Su fascinación por el fuego nace de un gesto íntimo: la lata de su abuela fumadora de andullo, con fósforos, tabaco y jengibre, se transforma en tótem de infancia y en detonante de su pulsión piromaníaca. En ese acto de prender fuego, entre travesuras, pérdidas y cicatrices, se encendió también su imaginación. La combustión es aquí metáfora de la transformación: un arte que quema la superficie para revelar lo que arde debajo.
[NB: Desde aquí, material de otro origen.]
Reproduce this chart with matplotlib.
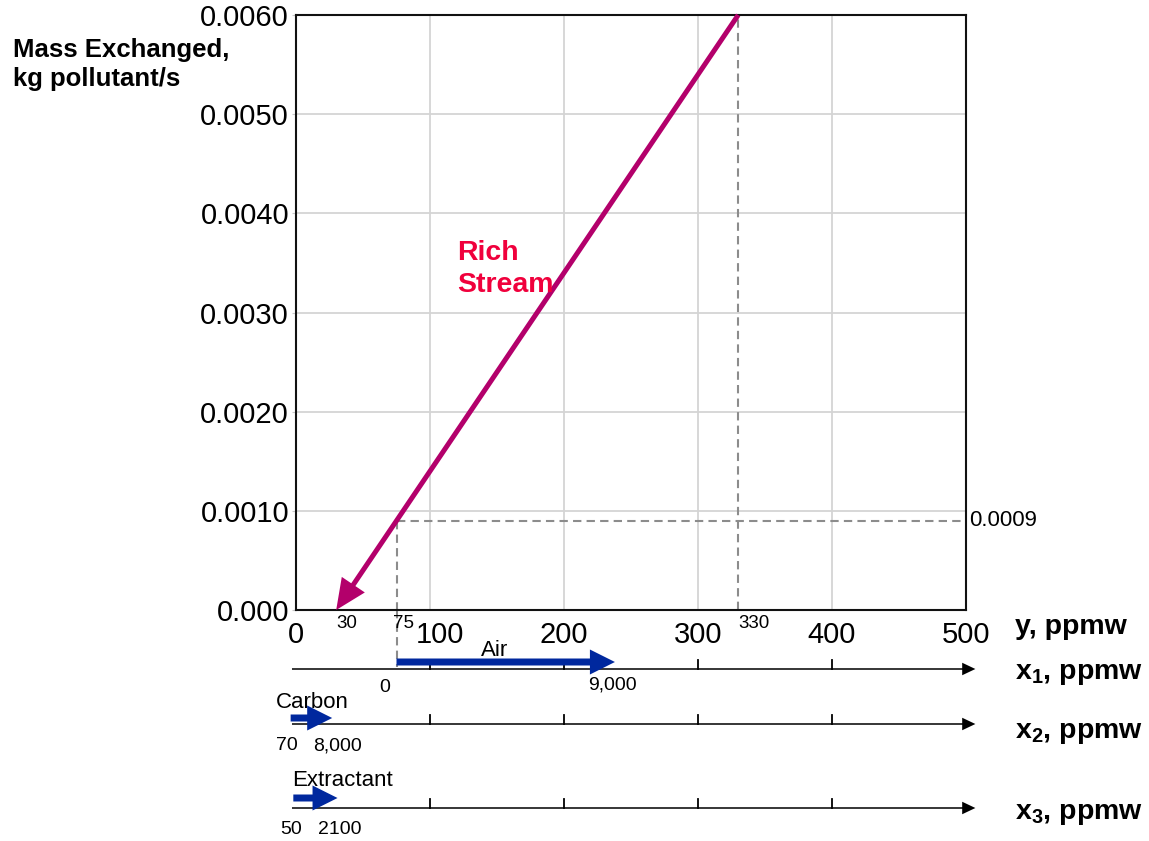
import numpy as np
import matplotlib
matplotlib.use('Agg')
import matplotlib.pyplot as plt
from matplotlib.transforms import blended_transform_factory, ScaledTranslation

plt.rcParams['font.family'] = ['Liberation Sans', 'DejaVu Sans']
plt.rcParams['mathtext.fontset'] = 'custom'
plt.rcParams['mathtext.bf'] = 'Liberation Sans:bold'
plt.rcParams['mathtext.rm'] = 'Liberation Sans'

# main axes: rich stream composition vs mass exchanged
y_ticks = [0, 100, 200, 300, 400, 500]
y_ticklabels = ['0', '100', '200', '300', '400', '500']
mass_ticks = [0.0, 0.001, 0.002, 0.003, 0.004, 0.005, 0.006]
mass_ticklabels = ['0.000', '0.0010', '0.0020', '0.0030', '0.0040', '0.0050', '0.0060']

rich_y = [330, 30]          # inlet -> outlet, ppmw
rich_mass = [0.0060, 0.0]   # kg/s
pinch_y = 75
pinch_mass = 0.0009
marked_y = [30, 75, 330]
marked_labels = ['30', '75', '330']

# lean streams (placed on the y scale)
scale_ticks = [100, 200, 300, 400]
lean_names = ['Air', 'Carbon', 'Extractant']
lean_span = [[75, 238], [-4, 27], [-2, 31]]
lean_labels = [['0', '9,000'], ['70', '8,000'], ['50', '2100']]

W, H = 1149, 841
fig = plt.figure(figsize=(W / 100, H / 100), dpi=100)
ax = fig.add_axes([296 / W, 231 / H, 670 / W, 595 / H])
trans = blended_transform_factory(ax.transData, fig.transFigure)


def fy(p):
    return 1 - p / H


ax.set_xlim(0, 500)
ax.set_ylim(0, 0.006)
ax.set_xticks(y_ticks)
ax.set_xticklabels(y_ticklabels)
ax.set_yticks(mass_ticks)
ax.set_yticklabels(mass_ticklabels)
ax.tick_params(axis='both', labelsize=21, length=3, color='#c8c8c8')
ax.tick_params(axis='x', length=0, pad=8)
ax.tick_params(axis='y', pad=2)
ax.grid(True, color='#d4d4d4', lw=1.3)
for s in ax.spines.values():
    s.set_linewidth(1.5)
    s.set_color('#111111')
# the "100" label sits a little right of its gridline
lab100 = ax.get_xticklabels()[1]
lab100.set_transform(lab100.get_transform() + ScaledTranslation(10 / 100, 0, fig.dpi_scale_trans))

# dashed guide lines
dash = dict(color='#8c8c8c', lw=1.5, ls=(0, (4, 2.5)))
ax.plot([pinch_y, 500], [pinch_mass, pinch_mass], **dash)
ax.plot([pinch_y, pinch_y], [pinch_mass, 0], **dash)
ax.plot([pinch_y, pinch_y], [fy(610), fy(667)], transform=trans, clip_on=False, **dash)
ax.plot([rich_y[0], rich_y[0]], [0, 0.006], **dash)
ax.text(1.005, pinch_mass, '%.4f' % pinch_mass, transform=ax.get_yaxis_transform(),
        fontsize=16, va='center', ha='left')

# rich stream arrow
ax.annotate('', xy=(rich_y[1], rich_mass[1]), xytext=(rich_y[0], rich_mass[0]),
            annotation_clip=False,
            arrowprops=dict(arrowstyle='simple,head_length=1.1,head_width=1.0,tail_width=0.18',
                            color='#b3006b', lw=0, shrinkA=0, shrinkB=0, mutation_scale=20))
ax.text(120, 0.00373, 'Rich\nStream', color='#f0003c', fontsize=20.5, fontweight='bold',
        va='top', ha='left', linespacing=1.3)

for v, lab in zip(marked_y, marked_labels):
    t = ax.text(v, fy(623), lab, transform=trans, fontsize=13.5, ha='left', va='center')
    if lab == '75':
        t.set_transform(trans + ScaledTranslation(-3 / 100, 0, fig.dpi_scale_trans))

# axis titles
fig.text(13 / W, fy(38), 'Mass Exchanged,\nkg pollutant/s', fontsize=18.5, fontweight='bold',
         va='top', ha='left', linespacing=1.25)
fig.text(1015 / W, fy(627), 'y, ppmw', fontsize=20.5, fontweight='bold', va='center')

# lean stream scales
rows = [669, 724, 808]
row_titles = [r'$\mathbf{x_1}$, ppmw', r'$\mathbf{x_2}$, ppmw', r'$\mathbf{x_3}$, ppmw']
row_title_y = [674, 733, 814]
arrow_y = [662, 718, 798]
for i, row in enumerate(rows):
    ax.annotate('', xy=(507, fy(row)), xytext=(-3, fy(row)), xycoords=trans, textcoords=trans,
                annotation_clip=False,
                arrowprops=dict(arrowstyle='simple,head_length=0.95,head_width=0.9,tail_width=0.11',
                                color='black', lw=0, shrinkA=0, shrinkB=0, mutation_scale=10))
    for t in scale_ticks:
        ax.plot([t, t], [fy(row), fy(row - 9)], transform=trans, clip_on=False,
                color='black', lw=1.3)
    fig.text(1015 / W, fy(row_title_y[i]), row_titles[i], fontsize=20.5, fontweight='bold',
             va='center')
    a, b = lean_span[i]
    ax.annotate('', xy=(b, fy(arrow_y[i])), xytext=(a, fy(arrow_y[i])), xycoords=trans,
                textcoords=trans, annotation_clip=False,
                arrowprops=dict(arrowstyle='simple,head_length=1.0,head_width=1.0,tail_width=0.28',
                                color='#00289e', lw=0, shrinkA=0, shrinkB=0, mutation_scale=18))

# lean stream labels
ax.text(75 - 9, fy(688), lean_labels[0][0], transform=trans, fontsize=14, ha='center', va='center')
ax.text(238 - 2, fy(685), lean_labels[0][1], transform=trans, fontsize=14, ha='center', va='center')
ax.text(148, fy(651), lean_names[0], transform=trans, fontsize=16, ha='center', va='center')
ax.text(-15, fy(703), lean_names[1], transform=trans, fontsize=16, ha='left', va='center')
ax.text(-7, fy(746), lean_labels[1][0], transform=trans, fontsize=14, ha='center', va='center')
ax.text(31, fy(746), lean_labels[1][1], transform=trans, fontsize=14, ha='center', va='center')
ax.text(-3, fy(781), lean_names[2], transform=trans, fontsize=16, ha='left', va='center')
ax.text(-4, fy(829), lean_labels[2][0], transform=trans, fontsize=14, ha='center', va='center')
ax.text(33, fy(829), lean_labels[2][1], transform=trans, fontsize=14, ha='center', va='center')

fig.savefig('out.png', dpi=100)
El universo iconográfico de Mateo habita entre bestiarios y paisajes, donde cocodrilos con su propio ojo miran desde una dimensión simbólica. El artista reconoce el enigma como sustancia de su práctica: los huecos en sus obras representan vacíos emocionales, profundidades que no pueden llenarse, solo recorrerse. El uso deliberado del negro marfil intensifica ese abismo, y expande el silencio como parte activa de la forma.
Lejos de una narrativa lineal, su pintura se deja llevar por el ritmo intuitivo del sueño. Mateo no impone el color: lo escucha. La obra decide, el artista obedece. Así se configura un lenguaje que no separa lo ancestral de lo íntimo, ni lo lúdico de lo trágico, sino que los amalgama en una poética de la identidad caribeña, encendida por los fósforos de la memoria.
La muestra, abierta al público en la Sala Ramón Oviedo del Ministerio de Cultura desde el 9 de mayo hasta el 30 de agosto de 2025, cuenta con el respaldo del joven coleccionista Rodolfo Dauhajre.